Selain cadangan yang dipegang oleh bank sentral di Caracas, pemimpin oposisi Juan Guaido berupaya membekukan rekening bank dan emas milik Venezuela di luar negeri, termasuk 31 ton emas di Bank of England senilai sekitar 1,3 miliar dolar AS.
Resesi ekonomi Venezuela memasuki tahun keenam. Negara tersebut mengalami hiperinflasi dan kekurangan barang-barang kebutuhan pokok, seperti makanan dan obat-obatan. Maduro telah melonggarkan pembatasan valuta asing, tetapi perekonomian masih belum pulih dan membutuhkan sumber pendapatan untuk membayar impor barang yang dibutuhkan.
Seorang sumber pemerintah mengatakan, emas dikeluarkan dari bank sentral ada pekan lalu. Ketika itu hanya pejabat tinggi yang hadir di kantor bank sentral. Sementara, sebagian besar karyawan diliburkan karena pemadaman listrik dan kekurangan air bersih.
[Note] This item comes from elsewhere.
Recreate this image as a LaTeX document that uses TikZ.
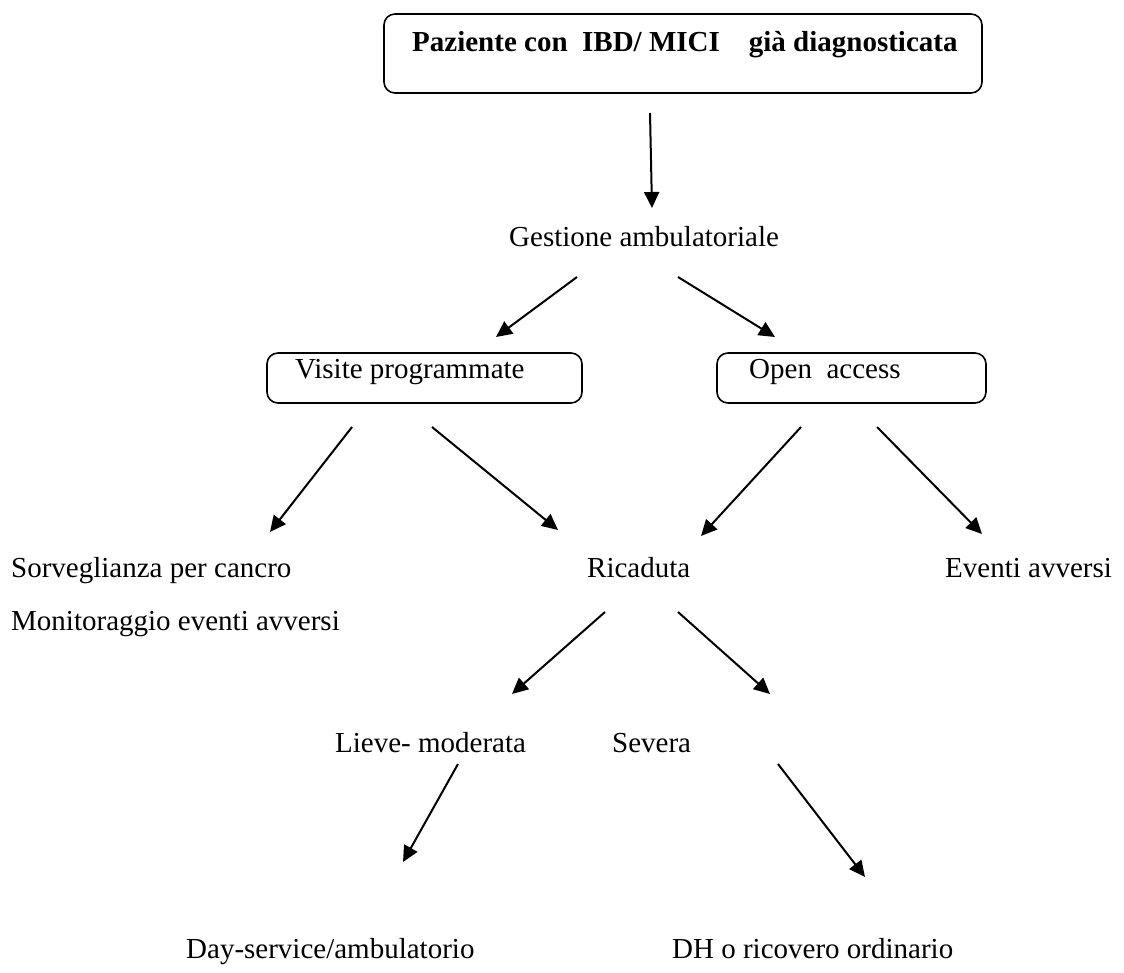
\documentclass[tikz,border=0pt]{standalone}
\usepackage{fontspec}
\setmainfont{Liberation Serif}
\usetikzlibrary{arrows.meta}
\begin{document}
\begin{tikzpicture}[x=1pt,y=-1pt,
  lbl/.style={anchor=base west,inner sep=0pt,font=\fontsize{29}{34}\selectfont},
  boxline/.style={draw=black,line width=1.6pt,rounded corners=11pt},
  arr/.style={line width=2pt,-{Triangle[length=16pt,width=15pt]}}]
\useasboundingbox (0,0) rectangle (1124,973);
% boxes
\draw[boxline] (384,14) rectangle (982,93);
\draw[boxline] (267,353) rectangle (582,403);
\draw[boxline] (717,353) rectangle (986,403);
% texts
\node[lbl,font=\fontsize{29}{34}\selectfont\bfseries] (title) at (412,52) {Paziente con\ \ IBD/ MICI\ \ \ \ già diagnosticata};
\node[lbl] (gest) at (509,247) {Gestione ambulatoriale};
\node[lbl] (vis) at (295,378) {Visite programmate};
\node[lbl] (open) at (749,378) {Open\ \ access};
\node[lbl] (sorv) at (11,577) {Sorveglianza per cancro};
\node[lbl] (mon) at (11,630) {Monitoraggio eventi avversi};
\node[lbl] (ric) at (587,577) {Ricaduta};
\node[lbl] (ev) at (945,577) {Eventi avversi};
\node[lbl] (lieve) at (335,752) {Lieve- moderata};
\node[lbl] (sev) at (612,752) {Severa};
\node[lbl] (day) at (186,958) {Day-service/ambulatorio};
\node[lbl] (dh) at (672,958) {DH o ricovero ordinario};
% arrow end points
\coordinate (t1) at (650,113); \coordinate (t2) at (652,208);
\coordinate (g1) at (577,277); \coordinate (g2) at (496,337);
\coordinate (g3) at (678,277); \coordinate (g4) at (775,337);
\coordinate (a1) at (352,427); \coordinate (a2) at (270,532);
\coordinate (b1) at (432,427); \coordinate (b2) at (558,530);
\coordinate (c1) at (801,427); \coordinate (c2) at (701,536);
\coordinate (d1) at (877,427); \coordinate (d2) at (982,534);
\coordinate (e1) at (605,612); \coordinate (e2) at (512,694);
\coordinate (f1) at (678,612); \coordinate (f2) at (770,694);
\coordinate (h1) at (458,764); \coordinate (h2) at (403,862);
\coordinate (k1) at (778,764); \coordinate (k2) at (865,877);
\draw[arr] (t1) -- (t2);
\draw[arr] (g1) -- (g2);
\draw[arr] (g3) -- (g4);
\draw[arr] (a1) -- (a2);
\draw[arr] (b1) -- (b2);
\draw[arr] (c1) -- (c2);
\draw[arr] (d1) -- (d2);
\draw[arr] (e1) -- (e2);
\draw[arr] (f1) -- (f2);
\draw[arr] (h1) -- (h2);
\draw[arr] (k1) -- (k2);
\end{tikzpicture}
\end{document}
Sebelumnya, bank sentral juga telah mengeluarkan cadangan emas dengan jumlah yang sama pada Februari lalu.
"Mereka memindahkan emas keluar saat bank sentral dalam keadaan darurat," ujar anggota parlemen oposisi Angel Alvarado, sambil menambahkan bahwa emas tersebut akan dijual ke luar negeri.
Pada Januari, Washington meminta pembeli emas asing berhenti berbisnis dengan pemerintah Venezuela. Hal ini membuat Venezuela membatalkan rencana penjualan 29 ton emas ke Uni Emirat Arab (UEA). Awal tahun ini, perusahaan investasi Abu Dhabi Noor Capital membeli tiga ton emas dari Venezuela pada 21 Januari 2019. Perusahaan tersebut tidak akan membeli emas dalam jumlah besar hingga Venezuela berada dalam kondisi stabil.
Pada Maret 2018 lalu, pihak berwenang Uganda sedang menyelidiki kilang emas terbesar negara itu atas impor sekitar 7,4 ton emas, yang bernilai sekitar 300 juta dolar AS. Penyelidikan tersebut dilakukan setelah media pemerintah melaporkan impor emas kemungkinan berasal dari Venezuela. Juru bicara Departemen Luar Negeri Uganda menyatakan, negara harus mengambil langkah-langkah hukum yang tepat untuk menghentikan individu korup yang menjual aset Venezuela.